Recently I've been learning about meditation. Among other things, I've been reading a couple of books by Jon Kabat-Zinn. The first is called Full Catastrophe Living, and it's directed in part at people living with chronic pain and illness. The second is a more straightforward discussion of meditation, called Wherever You Go, There You Are.
Meditation is not what I'd always thought it was. It's not about forcing yourself to be calm, or your mind to be empty. It's just about really being present; not always dwelling on the past or worrying about the future.
Sadly, not me.
Because of this, I have always been pretty skeptical about the usefulness of meditation for people with chronic pain. Wouldn't being present in my body just make me more aware of how much it hurts? What I'm finding, though, is that while meditation may not do much for the pain itself, it does seem to be changing my response to pain.
I am a worrier. I worry about people I love, about school, polar bears and rainforests. And sometimes I think the worst part of chronic illness is not the symptoms themselves, but the anticipation of more, or worse, symptoms, and the disability and disappointment that may come with them.
Last week I took a trip with my parents. It was lovely and a lot of fun, but it also involved hours of driving. Car seats and scoliosis are not a good mix, and after a few hours, my back felt horrible. I usually just take a deep breath try to ignore it, but this time I cried. Actually, sobbed - quietly, because I didn't want to talk about it with anyone. I had a total meltdown. I thought I would ruin the trip for myself and my family. And we were going to a concert that night; how would I enjoy it when each breath took so much energy? I was so angry at myself.
I probably cried for a good half hour (it didn't help that I was exhausted) before some switch in my mind flipped and reminded me that here was the perfect opportunity to give this meditation business a try. So I started to think about why I was crying. It wasn't just because I hurt.Yes, I was in a lot of pain, but I was crying because I was worried about the next few hours and the next few days.
I brought my focus back to the present, noticing the car, the trees going by outside, and even my stiffness and seizing muscles. I reminded myself that I was already in enough pain to want to crawl out of my skin. I was already handling it. Surprisingly, this actually worked. My back didn't feel any better, but after a while, I did. I stopped crying, took pills, got out of the car and walked around.

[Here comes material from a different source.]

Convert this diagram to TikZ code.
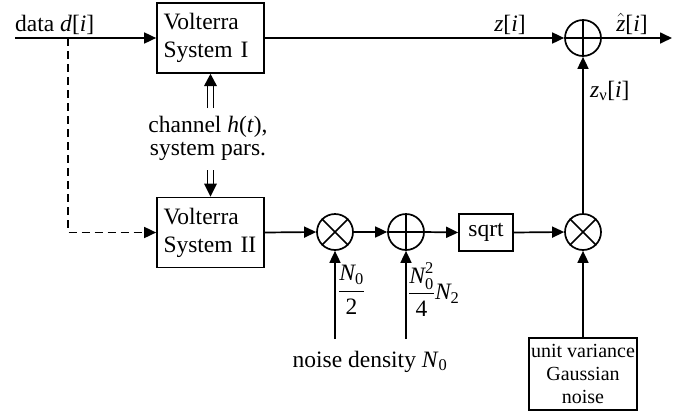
\documentclass[tikz,border=0pt]{standalone}
\usepackage{amsmath}
\usepackage{fontspec}
\setmainfont{Liberation Serif}
\usetikzlibrary{arrows.meta}
\begin{document}
\begin{tikzpicture}[x=1pt,y=-1pt,
  every node/.style={font=\fontsize{23.5}{28}\selectfont, inner sep=0pt},
  ln/.style={line width=1.7pt},
  arr/.style={line width=1.7pt, -{Triangle[length=12pt,width=11pt]}},
  dsh/.style={line width=1.7pt, dash pattern=on 8pt off 5pt, -{Triangle[length=12pt,width=11pt]}},
  blk/.style={draw, line width=1.7pt, align=left, minimum width=107pt, minimum height=70pt, text width=94pt},
  circ/.style={draw, circle, line width=1.7pt, minimum size=36pt},
  smallbox/.style={draw, line width=1.7pt, minimum width=54pt, minimum height=37pt},
  gbox/.style={draw, line width=1.7pt, align=center, minimum width=108pt, minimum height=72pt, font=\fontsize{20}{23}\selectfont},
  dline/.style={line width=1.3pt}
]
\useasboundingbox (0,0) rectangle (694,413);

% blocks
\node[blk] (b1) at (210.5,38) {Volterra\\System I};
\node[blk] (b2) at (210.5,232.5) {Volterra\\System II};
\node[circ] (m1) at (335,232) {};
\node[circ] (a1) at (406,232) {};
\node[smallbox] (sq) at (486,232.5) {sqrt};
\node[circ] (m2) at (583,232) {};
\node[circ] (a2) at (583,38) {};
\node[gbox] (g) at (583,374) {unit variance\\Gaussian\\noise};

% cross marks
\draw[ln] (m1.north east) -- (m1.south west) (m1.north west) -- (m1.south east);
\draw[ln] (m2.north east) -- (m2.south west) (m2.north west) -- (m2.south east);
\draw[ln] (a1.north) -- (a1.south) (a1.west) -- (a1.east);
\draw[ln] (a2.north) -- (a2.south) (a2.west) -- (a2.east);

% coordinates
\coordinate (in) at (15,38);
\coordinate (br) at (68,38);
\coordinate (out) at (672,38);
\coordinate (n1) at (335,339);
\coordinate (n2) at (406,339);
\coordinate (cu) at (210.5,108);
\coordinate (cuh) at (210.5,86);
\coordinate (cd) at (210.5,170);
\coordinate (cdh) at (210.5,183.5);

% connectors
\draw[arr] (in) -- (b1.west);
\draw[dsh] (br) |- (b2.west);
\draw[arr] (b1.east) -- (a2.west);
\draw[arr] (a2.east) -- (out);
\draw[arr] (b2.east) -- (m1.west);
\draw[arr] (m1.east) -- (a1.west);
\draw[arr] (a1.east) -- (sq.west);
\draw[arr] (sq.east) -- (m2.west);
\draw[arr] (m2.north) -- (a2.south);
\draw[arr] (g.north) -- (m2.south);
\draw[arr] (n1) -- (m1.south);
\draw[arr] (n2) -- (a1.south);

% double arrows
\draw[dline] ([xshift=-2.8pt]cu) -- ([xshift=-2.8pt]cuh) ([xshift=2.8pt]cu) -- ([xshift=2.8pt]cuh);
\fill (b1.south) -- ([xshift=-6.5pt]cuh) -- ([xshift=6.5pt]cuh) -- cycle;
\draw[dline] ([xshift=-2.8pt]cd) -- ([xshift=-2.8pt]cdh) ([xshift=2.8pt]cd) -- ([xshift=2.8pt]cdh);
\fill (b2.north) -- ([xshift=-6.5pt]cdh) -- ([xshift=6.5pt]cdh) -- cycle;

% labels
\node[anchor=base west] (ld) at (15,31) {data \textit{d}[\textit{i}]};
\node[align=center, font=\fontsize{23.5}{23}\selectfont] (ch) at (208,138) {channel \textit{h}(\textit{t}),\\system pars.};
\node[anchor=base] (lz) at (510,31) {\textit{z}[\textit{i}]};
\node[anchor=base] (lzh) at (632,31) {$\hat{\text{\itshape z}}$[\textit{i}]};
\node[anchor=base west] (lzv) at (590,97) {\textit{z}$_{\text{ν}}$[\textit{i}]};
\node[anchor=west] (f1) at (338,290) {$\dfrac{\text{\itshape N}_{\text{0}}}{\text{2}}$};
\node[anchor=west] (f2) at (408,290) {$\dfrac{\text{\itshape N}_{\text{0}}^{\text{2}}}{\text{4}}\text{\itshape N}_{\text{2}}$};
\node[anchor=base] (nd) at (370,367) {noise density \textit{N}$_{\text{0}}$};
\end{tikzpicture}
\end{document}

I'm definitely no master of meditation. I'm still full of worries and neuroses most of the time, and I don't often remember to bring myself back to the here and now. I'm trying to, though, and when I do, I am surprised by the difference it makes - if not to the pain itself, at least to my confidence in my ability to handle it.
Before the concert that night, I soaked my back in a hot bath, did yoga in our hotel room, and loaded up on painkillers. And it worked! The concert was lovely.